04 — Assign a clear owner for each testing role Three roles must all be active — a gap in any one causes quality to slip. Business owners collect and provide tests that cover the expected use cases. Thunk builders ensure the thunk passes those tests and fix failures. The platform team runs tests on a regular automated schedule and shares results with everyone.

What to do: At the start of every thunk project, explicitly name who fills each of the three roles. Do not leave any unassigned.


05 — Store tests in a structured folder Ad hoc test collection — files in email, screenshots, inputs without expected outputs — does not produce automatable tests. Each thunk should have a dedicated folder. Each subfolder holds one input file and one expected output file. Business owners are responsible for ensuring those expected outputs meet the quality bar. The more high-quality tests you add, the more confidence you have in shipping.

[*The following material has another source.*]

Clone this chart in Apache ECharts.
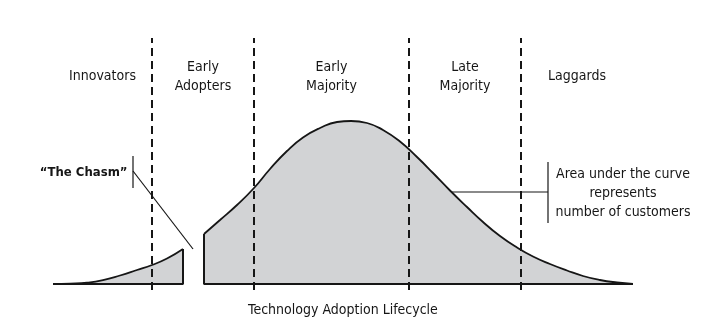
<!DOCTYPE html>
<html>
<head>
<meta charset="utf-8">
<script src="https://cdn.jsdelivr.net/npm/echarts@6/dist/echarts.min.js"></script>
<style>
html,body{margin:0;padding:0;background:#fff;}
#chart{width:725px;height:330px;}
</style>
</head>
<body>
<div id="chart"></div>
<script>
// Adoption position (arbitrary units along lifecycle) and relative number of customers
const leftX  = [0, 17, 34, 50, 67, 84, 99, 114, 130];
const leftY  = [0, 0.4, 1.3, 3.8, 8.5, 14, 19, 25.5, 35];
const rightX = [151, 167, 184, 201, 217, 234, 250, 267, 284, 298, 314, 330, 347, 364, 380, 397, 414, 430, 447, 464, 480, 497, 514, 530, 547, 564, 580];
const rightY = [50, 64, 79, 96, 115, 133, 146.5, 156, 162, 163, 161, 154, 142.5, 127, 111, 93.5, 77, 62, 48, 36.5, 27.5, 20, 13.5, 8, 4, 1.5, 0];
// Segment boundaries (dashed lines)
const boundaries = [99, 201, 356, 468];
const segments = ['Innovators', 'Early\nAdopters', 'Early\nMajority', 'Late\nMajority', 'Laggards'];
const axisTitle = 'Technology Adoption Lifecycle';
const chasmText = '\u201CThe Chasm\u201D';
const areaText = 'Area under the curve\nrepresents\nnumber of customers';

const FONT = "'DejaVu Sans Condensed', 'Liberation Sans', sans-serif";
const INK = '#161616';
const FILL = '#d2d3d5';

const zip = (xs, ys) => xs.map((x, i) => [x, ys[i]]);
const leftPts = zip(leftX, leftY);
const rightPts = zip(rightX, rightY);
const xMin = leftX[0], xMax = rightX[rightX.length - 1];
const yTop = 246, yBottom = -6;

// label centres: midpoints between curve ends and boundaries
const edges = [xMin, ...boundaries, xMax];
const labelY = 207.5;
const labelData = segments.map((s, i) => ({ value: [(edges[i] + edges[i + 1]) / 2, labelY], name: s }));

const hidden = { color: 'rgba(0,0,0,0)', opacity: 1 };
const series = [];
// filled curve pieces
[leftPts, rightPts].forEach(pts => {
  series.push({
    type: 'line', data: pts, smooth: 0.5, showSymbol: false, symbol: 'none',
    lineStyle: { color: INK, width: 1.8 }, areaStyle: { color: FILL, opacity: 1 }, z: 2, silent: true
  });
});
// outline edges (baseline + vertical cuts)
const lEnd = leftPts[leftPts.length - 1], rStart = rightPts[0];
series.push({
  type: 'line', data: [[xMin, 0], [lEnd[0], 0], lEnd], symbol: 'none',
  lineStyle: { color: INK, width: 2 }, z: 5, silent: true
});
series.push({
  type: 'line', data: [rStart, [rStart[0], 0], [xMax, 0]], symbol: 'none',
  lineStyle: { color: INK, width: 2 }, z: 5, silent: true
});
// dashed boundaries
boundaries.forEach(b => {
  series.push({
    type: 'line', data: [[b, yBottom], [b, yTop]], symbol: 'none', clip: false,
    lineStyle: { color: INK, width: 2, type: [8, 5] }, z: 4, silent: true
  });
});
// segment labels
series.push({
  type: 'scatter', data: labelData, symbolSize: 1, itemStyle: hidden, z: 6, silent: true,
  label: { show: true, position: 'inside', formatter: p => p.name, color: INK, fontFamily: FONT, fontSize: 14, lineHeight: 19, align: 'center', verticalAlign: 'middle' }
});
// annotations: chasm
series.push({
  type: 'line', data: [[80, 128], [80, 96]], symbol: 'none', lineStyle: { color: INK, width: 1.2 }, z: 6, silent: true
});
series.push({
  type: 'line', data: [[80, 113], [140, 35]], symbol: 'none', lineStyle: { color: INK, width: 1.2 }, z: 6, silent: true
});
series.push({
  type: 'scatter', data: [[75, 111]], symbolSize: 1, itemStyle: hidden, z: 6, silent: true,
  label: { show: true, position: 'left', distance: 0, formatter: chasmText, color: INK, fontFamily: FONT, fontSize: 13, fontWeight: 'bold' }
});
// annotations: area
series.push({
  type: 'line', data: [[399, 92], [495, 92]], symbol: 'none', lineStyle: { color: INK, width: 1.2 }, z: 6, silent: true
});
series.push({
  type: 'line', data: [[495, 122], [495, 61]], symbol: 'none', lineStyle: { color: INK, width: 1.2 }, z: 6, silent: true
});
series.push({
  type: 'scatter', data: [[570, 91]], symbolSize: 1, itemStyle: hidden, z: 6, silent: true,
  label: { show: true, position: 'inside', formatter: areaText, color: INK, fontFamily: FONT, fontSize: 14, lineHeight: 19, align: 'center', verticalAlign: 'middle' }
});

const chart = echarts.init(document.getElementById('chart'), null, { renderer: 'canvas' });
chart.setOption({
  animation: false,
  backgroundColor: '#fff',
  grid: { left: 53, right: 725 - 633, top: 38, bottom: 40, containLabel: false },
  xAxis: {
    type: 'value', min: xMin, max: xMax,
    axisLine: { show: false, onZero: false }, axisTick: { show: false }, axisLabel: { show: false }, splitLine: { show: false },
    name: axisTitle, nameLocation: 'middle', nameGap: 20,
    nameTextStyle: { color: INK, fontFamily: FONT, fontSize: 14, verticalAlign: 'middle' }
  },
  yAxis: {
    type: 'value', min: yBottom, max: yTop,
    axisLine: { show: false }, axisTick: { show: false }, axisLabel: { show: false }, splitLine: { show: false }
  },
  series
});
</script>
</body>
</html>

What to do: Create the test folder before you write the first version of your thunk. Turn every user-reported issue into a test case.


06 — Use test data to decide when to ship Before going to production, assess three things: test coverage (what fraction of expected use cases are tested), automated pass rate (how often the thunk produces the right output), and risk/reward (is the value of shipping now greater than the cost of known gaps). Low coverage combined with poor test data makes this decision impossible to get right.

What to do: Before any production deployment, document your coverage, pass rate, and known gaps. Share it with stakeholders and make the go/no-go call together — informed by data, not gut feel.

Following these principles will make your teams faster, produce higher-quality results, and give everyone more confidence in what is being shipped. The Thunk.AI platform is built to support you every step of this journey.